Choosing a mortgage
Understanding The Product
Before committing to a mortgage, it is wise to be in a
position where you fully understand the product and know
exactly what you are buying. Here is a list of questions
to ask about yourself and the mortgage, which will help
you identify any areas you have not yet thought about:
Type of mortgage:
Have you chosen a method of repaying the mortgage?
Is this mortgage available with your chosen repayment vehicle?
What is the starting headline interest rate?
What is the APR?
What will be the total interest repayments?
How much will your monthly payments be?
Is this mortgage available for the loan-to-value rate that
you require?
How often is interest calculated on the outstanding balance?

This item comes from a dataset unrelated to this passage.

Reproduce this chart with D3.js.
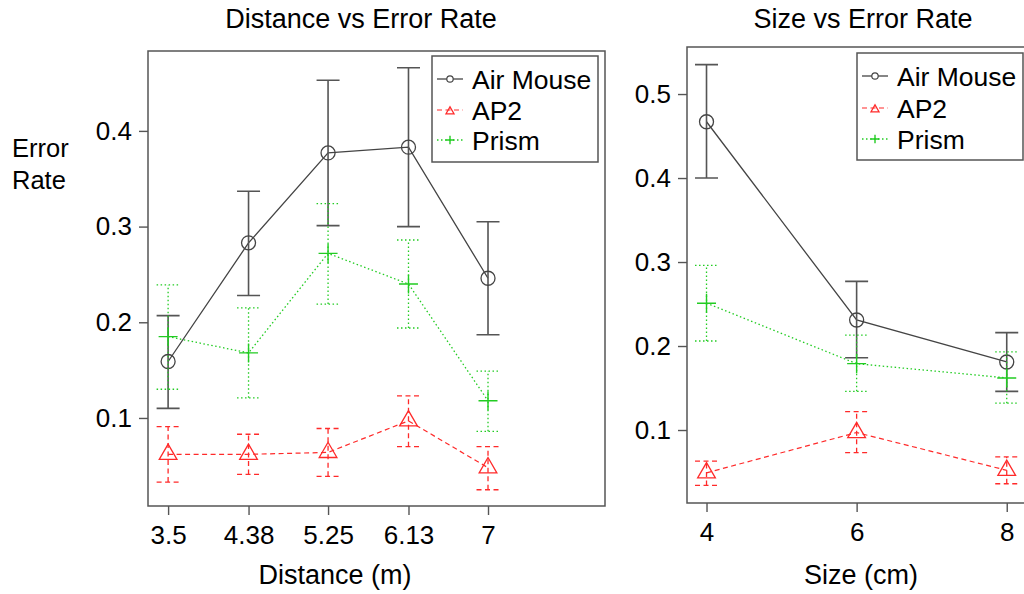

Do you fully understand the type of introductory offer,
if there is one?
How long does the introductory period run for?
What will happen to the rate after the introductory period
is over?
How will this affect your repayments?
How often is the rate reviewed and amended for changes in
the base rate?
Does the lender use some other measure to decide when to
alter its rates?
Do you have a strong opinion regarding what is likely to
happen to rates in future years?
How will your mortgage be affected by these changes?
Will you be able to cope if the rate rises and your repayment
rises with it?
This type of mortgage may fit your circumstances today,
but are your circumstances likely to change?
If so, is the mortgage flexible enough to cope with the
changes?
Product features:
Will you have to pay an application fee?
If so, how much?
Will you have to pay an arrangement fee?
If so, how much?
What are the MIG fee thresholds?
Will you have to pay it?
If you must pay, how much will it be?
Can you add it to the loan?
How much more would you have to save to cross the next MIG
threshold?
How long does the redemption penalty period run for?
How much will you be penalised if you repay your loan within
this time?
Does the penalty period last longer than the introductory
offer?
Do the penalties apply to part repayments?
Is the product portable?
Can you take payment holidays?
Is it possible to increase or reduce your payments?
How often can this be done?
Can you pay off additional lump sums?
Is there a minimum amount?
When are these payments credited to your account?
Are you allowed to extend or reduce the term of the repayment?
Is there a facility to obtain further advances?
When can you start doing this?
Are there any conditions attached?
What will the rate of interest be?
Is there a full current account facility?
Are any ancillary products required?
Can you choose your own provider or do you have to take
the product supplied by the lender?
Is it a CAT marked mortgage?
What incentives are there with the mortgage?
Is there any cashback?
The lender:
Will they lend you as much as you need?
Does the lender comply with the mortgage code?
Is the type of property you are buying acceptable for this
mortgage?
Will you meet their standard lending criteria?
Will you need a guarantor?
Are the payment terms flexible enough?
Are you happy with their policy on how they handle late
or missed payments?
Have you seen the schedule of other charges?
Do you understand what they all are and when you would be
required to pay them?
How long will it take to process your application?
Are the advisers or customer service staff efficient and
helpful?
Is the sales and product literature clear and easy to understand?
If you can't answer all of these questions, then you probably
need to either do a little more reading of this site, or
investigate the product or lender some more.